Entries with chart source code
•••••

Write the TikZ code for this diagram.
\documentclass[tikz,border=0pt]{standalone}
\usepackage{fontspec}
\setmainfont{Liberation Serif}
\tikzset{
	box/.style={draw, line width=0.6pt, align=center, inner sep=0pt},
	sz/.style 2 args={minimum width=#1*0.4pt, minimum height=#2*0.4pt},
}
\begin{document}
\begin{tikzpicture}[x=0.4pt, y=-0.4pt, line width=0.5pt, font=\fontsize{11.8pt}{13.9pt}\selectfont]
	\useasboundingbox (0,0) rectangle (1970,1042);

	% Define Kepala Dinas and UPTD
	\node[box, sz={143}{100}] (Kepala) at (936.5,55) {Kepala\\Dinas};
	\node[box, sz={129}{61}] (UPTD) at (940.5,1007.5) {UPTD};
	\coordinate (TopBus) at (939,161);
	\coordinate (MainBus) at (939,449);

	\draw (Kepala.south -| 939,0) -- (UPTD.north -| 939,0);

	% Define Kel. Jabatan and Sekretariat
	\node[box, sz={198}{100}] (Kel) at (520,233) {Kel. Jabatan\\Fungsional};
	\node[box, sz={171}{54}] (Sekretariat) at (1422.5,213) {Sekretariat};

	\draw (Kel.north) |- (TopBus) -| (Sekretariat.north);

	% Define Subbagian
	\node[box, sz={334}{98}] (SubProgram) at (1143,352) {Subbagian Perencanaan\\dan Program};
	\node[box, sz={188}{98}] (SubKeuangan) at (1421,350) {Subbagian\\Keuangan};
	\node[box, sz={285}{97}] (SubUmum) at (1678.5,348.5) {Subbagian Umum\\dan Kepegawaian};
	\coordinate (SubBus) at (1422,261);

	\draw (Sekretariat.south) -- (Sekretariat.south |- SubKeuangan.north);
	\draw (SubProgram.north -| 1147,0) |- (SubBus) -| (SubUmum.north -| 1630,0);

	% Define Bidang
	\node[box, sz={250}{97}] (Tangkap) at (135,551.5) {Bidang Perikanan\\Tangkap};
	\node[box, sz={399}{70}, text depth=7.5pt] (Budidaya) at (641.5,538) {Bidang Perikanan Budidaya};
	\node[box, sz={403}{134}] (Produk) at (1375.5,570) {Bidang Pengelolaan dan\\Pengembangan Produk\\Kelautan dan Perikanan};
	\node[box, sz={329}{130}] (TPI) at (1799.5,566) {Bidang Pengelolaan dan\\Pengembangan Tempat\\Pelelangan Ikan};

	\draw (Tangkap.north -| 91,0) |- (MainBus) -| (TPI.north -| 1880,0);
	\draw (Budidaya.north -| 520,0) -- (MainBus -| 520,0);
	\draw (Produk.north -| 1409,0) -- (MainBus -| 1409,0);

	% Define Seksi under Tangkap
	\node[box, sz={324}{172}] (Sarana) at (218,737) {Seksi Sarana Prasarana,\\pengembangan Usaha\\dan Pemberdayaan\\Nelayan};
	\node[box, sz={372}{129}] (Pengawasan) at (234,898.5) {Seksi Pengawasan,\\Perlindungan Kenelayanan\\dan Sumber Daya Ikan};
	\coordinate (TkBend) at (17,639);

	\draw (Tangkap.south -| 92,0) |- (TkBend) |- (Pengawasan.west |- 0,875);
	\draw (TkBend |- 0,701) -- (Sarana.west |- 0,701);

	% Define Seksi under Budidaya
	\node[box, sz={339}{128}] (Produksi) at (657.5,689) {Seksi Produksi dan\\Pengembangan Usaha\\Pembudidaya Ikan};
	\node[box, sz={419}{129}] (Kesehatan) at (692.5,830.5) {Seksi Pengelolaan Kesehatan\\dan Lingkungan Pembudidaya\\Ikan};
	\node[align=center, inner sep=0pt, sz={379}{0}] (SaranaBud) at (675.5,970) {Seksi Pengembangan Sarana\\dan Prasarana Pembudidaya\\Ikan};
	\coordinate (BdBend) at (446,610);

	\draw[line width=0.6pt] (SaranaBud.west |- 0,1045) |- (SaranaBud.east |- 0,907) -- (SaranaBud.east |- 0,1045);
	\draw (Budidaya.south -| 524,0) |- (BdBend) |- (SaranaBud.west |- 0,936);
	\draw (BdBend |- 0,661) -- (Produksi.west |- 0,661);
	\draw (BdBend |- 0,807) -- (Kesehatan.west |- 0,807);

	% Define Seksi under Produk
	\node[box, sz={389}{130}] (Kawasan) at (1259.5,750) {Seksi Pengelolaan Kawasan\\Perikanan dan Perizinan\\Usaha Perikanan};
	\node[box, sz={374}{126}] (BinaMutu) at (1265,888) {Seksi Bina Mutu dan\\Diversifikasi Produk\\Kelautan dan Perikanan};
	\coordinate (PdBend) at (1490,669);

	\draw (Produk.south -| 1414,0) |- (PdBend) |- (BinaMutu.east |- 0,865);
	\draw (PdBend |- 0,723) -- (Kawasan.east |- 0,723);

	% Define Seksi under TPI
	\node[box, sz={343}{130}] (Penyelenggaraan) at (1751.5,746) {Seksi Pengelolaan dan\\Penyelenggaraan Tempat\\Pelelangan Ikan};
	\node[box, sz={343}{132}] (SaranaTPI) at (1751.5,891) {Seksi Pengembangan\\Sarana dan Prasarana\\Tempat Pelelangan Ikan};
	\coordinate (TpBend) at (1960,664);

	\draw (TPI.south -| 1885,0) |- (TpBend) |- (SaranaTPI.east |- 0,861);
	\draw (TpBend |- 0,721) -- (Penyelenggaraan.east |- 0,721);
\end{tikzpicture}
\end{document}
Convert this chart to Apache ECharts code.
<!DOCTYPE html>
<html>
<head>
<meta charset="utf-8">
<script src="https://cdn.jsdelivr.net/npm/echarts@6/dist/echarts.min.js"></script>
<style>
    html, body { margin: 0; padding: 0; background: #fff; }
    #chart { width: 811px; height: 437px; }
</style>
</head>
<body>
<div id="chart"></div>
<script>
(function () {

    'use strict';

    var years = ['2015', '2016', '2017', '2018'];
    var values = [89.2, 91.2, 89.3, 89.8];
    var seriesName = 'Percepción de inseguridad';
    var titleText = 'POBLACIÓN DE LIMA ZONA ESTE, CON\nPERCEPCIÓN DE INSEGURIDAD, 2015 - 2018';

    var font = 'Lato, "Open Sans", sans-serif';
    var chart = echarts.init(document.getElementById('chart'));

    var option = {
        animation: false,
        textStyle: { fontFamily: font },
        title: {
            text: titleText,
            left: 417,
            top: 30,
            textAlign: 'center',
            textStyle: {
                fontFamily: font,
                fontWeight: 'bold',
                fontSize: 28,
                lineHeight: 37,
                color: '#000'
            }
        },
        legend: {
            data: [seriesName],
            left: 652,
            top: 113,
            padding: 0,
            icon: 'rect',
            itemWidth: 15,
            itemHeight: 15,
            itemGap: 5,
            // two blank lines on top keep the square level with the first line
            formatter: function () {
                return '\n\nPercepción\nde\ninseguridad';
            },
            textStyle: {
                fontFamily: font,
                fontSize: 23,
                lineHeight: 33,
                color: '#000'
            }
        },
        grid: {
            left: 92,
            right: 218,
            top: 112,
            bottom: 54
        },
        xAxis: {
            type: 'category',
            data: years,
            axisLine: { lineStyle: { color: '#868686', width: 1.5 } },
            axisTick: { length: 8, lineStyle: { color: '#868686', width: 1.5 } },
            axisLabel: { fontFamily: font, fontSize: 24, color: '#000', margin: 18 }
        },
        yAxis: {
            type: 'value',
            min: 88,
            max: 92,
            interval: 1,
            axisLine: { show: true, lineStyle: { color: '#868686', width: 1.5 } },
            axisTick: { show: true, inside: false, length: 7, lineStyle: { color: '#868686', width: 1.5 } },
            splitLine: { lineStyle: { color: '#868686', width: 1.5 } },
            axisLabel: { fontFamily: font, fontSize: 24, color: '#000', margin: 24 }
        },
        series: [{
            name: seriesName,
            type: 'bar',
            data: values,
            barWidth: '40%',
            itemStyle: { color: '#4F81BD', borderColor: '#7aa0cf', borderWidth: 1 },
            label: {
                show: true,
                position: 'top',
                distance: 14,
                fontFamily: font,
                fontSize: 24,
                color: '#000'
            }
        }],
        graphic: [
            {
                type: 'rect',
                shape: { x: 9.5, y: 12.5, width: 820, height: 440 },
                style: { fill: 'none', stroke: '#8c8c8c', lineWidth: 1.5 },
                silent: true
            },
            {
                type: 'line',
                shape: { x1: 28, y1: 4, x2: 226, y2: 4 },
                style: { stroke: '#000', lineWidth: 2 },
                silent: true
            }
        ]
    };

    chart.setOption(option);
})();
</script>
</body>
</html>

•••••

§ INSTRUCTION
Write out the records exactly, starting at the first line and stopping after the line that contains "(TopBus) -| (Sekretariat.north);".

§ EXERCISE SOLUTION
Write the TikZ code for this diagram.
\documentclass[tikz,border=0pt]{standalone}
\usepackage{fontspec}
\setmainfont{Liberation Serif}
\tikzset{
	box/.style={draw, line width=0.6pt, align=center, inner sep=0pt},
	sz/.style 2 args={minimum width=#1*0.4pt, minimum height=#2*0.4pt},
}
\begin{document}
\begin{tikzpicture}[x=0.4pt, y=-0.4pt, line width=0.5pt, font=\fontsize{11.8pt}{13.9pt}\selectfont]
	\useasboundingbox (0,0) rectangle (1970,1042);

	% Define Kepala Dinas and UPTD
	\node[box, sz={143}{100}] (Kepala) at (936.5,55) {Kepala\\Dinas};
	\node[box, sz={129}{61}] (UPTD) at (940.5,1007.5) {UPTD};
	\coordinate (TopBus) at (939,161);
	\coordinate (MainBus) at (939,449);

	\draw (Kepala.south -| 939,0) -- (UPTD.north -| 939,0);

	% Define Kel. Jabatan and Sekretariat
	\node[box, sz={198}{100}] (Kel) at (520,233) {Kel. Jabatan\\Fungsional};
	\node[box, sz={171}{54}] (Sekretariat) at (1422.5,213) {Sekretariat};

	\draw (Kel.north) |- (TopBus) -| (Sekretariat.north);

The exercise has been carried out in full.